A National Cyberspace Security Threat and Vulnerability Reduction Program
This priority focuses on reducing threats and deterring malicious actors through effective programs to identify and punish them; identifying and remediating those existing vulnerabilities that, if exploited, could create the most damage to critical systems; and developing new systems with less vulnerability and assessing emerging technologies for vulnerabilities. Other major actions and initiatives include creating a process for national vulnerability assessments to better understand the potential consequences of threats and vulnerabilities, securing the mechanisms of the Internet by improving protocols and routing, fostering the use of trusted digital control and supervisory control and data acquisition systems, understanding infrastructure interdependencies and improving the physical security of cybersystems and telecommunications, and prioritizing federal cybersecurity research and development agendas.
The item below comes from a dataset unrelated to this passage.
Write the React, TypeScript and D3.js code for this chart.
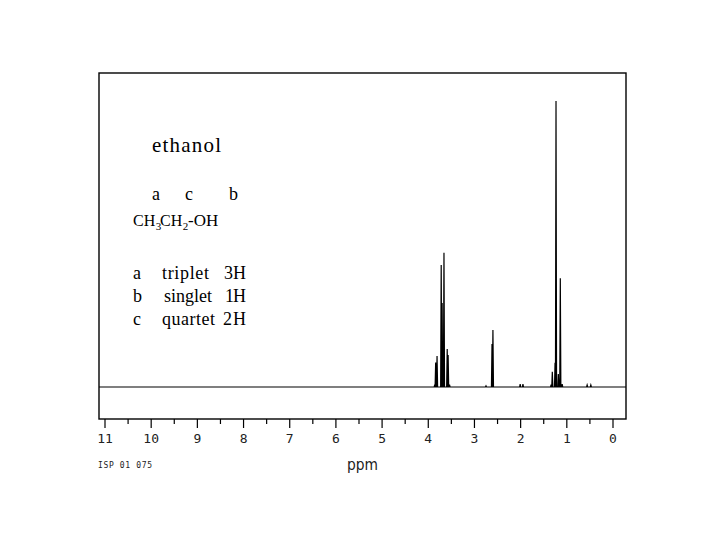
import React from "react";
import * as d3 from "d3";

// Spectrum lines: chemical shift (ppm) and relative intensity (tallest = 100)
const peakPpm = [3.86, 3.84, 3.81, 3.72, 3.70, 3.66, 3.59, 3.57, 3.54, 2.75, 2.62, 2.60, 2.01, 1.95, 1.34, 1.314, 1.255, 1.234, 1.184, 1.141, 1.10, 0.56, 0.48];
const peakHeight = [0.8, 8.6, 10.8, 42.7, 29.4, 46.9, 13.3, 11.2, 0.8, 0.4, 15.0, 19.9, 1.0, 1.0, 0.8, 5.3, 8.5, 100, 4.5, 38, 1.0, 0.7, 0.7];
const majorTicks = [11, 10, 9, 8, 7, 6, 5, 4, 3, 2, 1, 0];
const minorTicks = [10.5, 9.5, 8.5, 7.5, 6.5, 5.5, 4.5, 3.5, 2.5, 1.5, 0.5];
const ppmRange = [11.13, -0.28];
const formulaLetters = ["a", "c", "b"];
const assignLetters = ["a", "b", "c"];
const assignMult = ["triplet", "singlet", "quartet"];
const assignH = ["3H", "1H", "2H"];

export default function App() {
  const W = 720, H = 540;
  const left = 99, right = 626, top = 73, bottom = 419;
  const x = d3.scaleLinear().domain([11, 0]).range([105, 613]);
  const y = d3.scaleLinear().domain([0, 100]).range([387, 101]);
  const hw = 0.012;
  const pts: [number, number][] = [[ppmRange[0], 0]];
  peakPpm.forEach((p, i) => {
    pts.push([p + hw, 0], [p, peakHeight[i]], [p - hw, 0]);
  });
  pts.push([ppmRange[1], 0]);
  const line = d3.line<[number, number]>().x(d => x(d[0])).y(d => y(d[1]));
  const serif = "'Liberation Serif', 'Times New Roman', serif";
  const axisFont = "'DejaVu Sans Mono', monospace";
  const rowY = [279, 302, 325];
  const multX = [162, 164, 162];
  const multW = [47, 48, 53];
  const hX = [224, 225, 223];
  const hW = [22, 21, 23];
  const fs = 18;
  return (
    <svg width={W} height={H} style={{ position: "absolute", left: 0, top: 0, background: "#fff" }}>
      <rect x={left} y={top} width={right - left} height={bottom - top} fill="none" stroke="#000" strokeWidth={1.4} />
      <path d={line(pts) || ""} fill="none" stroke="#000" strokeWidth={1.2} />
      {majorTicks.map(t => (
        <g key={"M" + t}>
          <line x1={x(t)} x2={x(t)} y1={bottom} y2={428} stroke="#000" strokeWidth={1.2} />
          <text x={x(t)} y={443} fontFamily={axisFont} fontSize={13} textAnchor="middle" fill="#222">{t}</text>
        </g>
      ))}
      {minorTicks.map(t => (
        <line key={"m" + t} x1={x(t)} x2={x(t)} y1={bottom} y2={424} stroke="#000" strokeWidth={1.2} />
      ))}
      <text x={347} y={470} fontFamily="'DejaVu Sans', sans-serif" fontSize={15} textLength={31} lengthAdjust="spacingAndGlyphs" fill="#222">ppm</text>
      <text x={98} y={468} fontFamily={axisFont} fontSize={8} textLength={54} lengthAdjust="spacing" fill="#222">ISP 01 075</text>
      <text x={152} y={152} fontFamily={serif} fontSize={21} textLength={69} lengthAdjust="spacing">ethanol</text>
      {formulaLetters.map((l, i) => (
        <text key={"f" + i} x={[152, 185, 229][i]} y={200} fontFamily={serif} fontSize={fs}>{l}</text>
      ))}
      <g fontFamily={serif} fontSize={16}>
        <text x={133} y={226}>CH</text>
        <text x={155.8} y={230} fontSize={11}>3</text>
        <text x={160} y={226}>CH</text>
        <text x={182.8} y={230} fontSize={11}>2</text>
        <text x={188} y={226} fontSize={17}>-OH</text>
      </g>
      {assignLetters.map((l, i) => (
        <g key={"r" + i} fontFamily={serif} fontSize={fs}>
          <text x={133} y={rowY[i]}>{l}</text>
          <text x={multX[i]} y={rowY[i]} textLength={multW[i]} lengthAdjust="spacing">{assignMult[i]}</text>
          <text x={hX[i]} y={rowY[i]} textLength={hW[i]} lengthAdjust="spacing">{assignH[i]}</text>
        </g>
      ))}
    </svg>
  );
}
A National Cyberspace Security Awareness and Training Program
This priority emphasizes promoting a comprehensive national awareness program to empower all Americans — businesses, the general workforce, and the general population — to secure their own parts of cyberspace. Other major actions and initiatives include fostering adequate training and education programs to support the nation’s cybersecurity needs; increasing the efficiency of existing federal cybersecurity training programs; and promoting private-sector support for well-coordinated, widely recognized professional cybersecurity certification.
Securing Governments’ Cyberspace
To help protect, improve, and maintain governments’ cybersecurity, major actions and initiatives for this priority include continuously assessing threats and vulnerabilities to federal cyber systems; authenticating and maintaining authorized users of federal cyber systems; securing federal wireless local area networks; improving security in government outsourcing and procurement; and encouraging state and local governments to consider establishing information technology security programs and participating in ISACs with similar governments.
National Security and International Cyberspace Security Cooperation
This priority identifies major actions and initiatives to strengthen U.S. national security and international cooperation. These include strengthening cyber-related counterintelligence efforts, improving capabilities for attack attribution and response, improving coordination for responding to cyberattacks within the U.S. national security community, working with industry and through international organizations to facilitate dialogue and partnerships among international public and private sectors focused on protecting information infrastructures, and fostering the establishment of national and international watch-and-warning networks to detect and prevent cyberattacks as they emerge.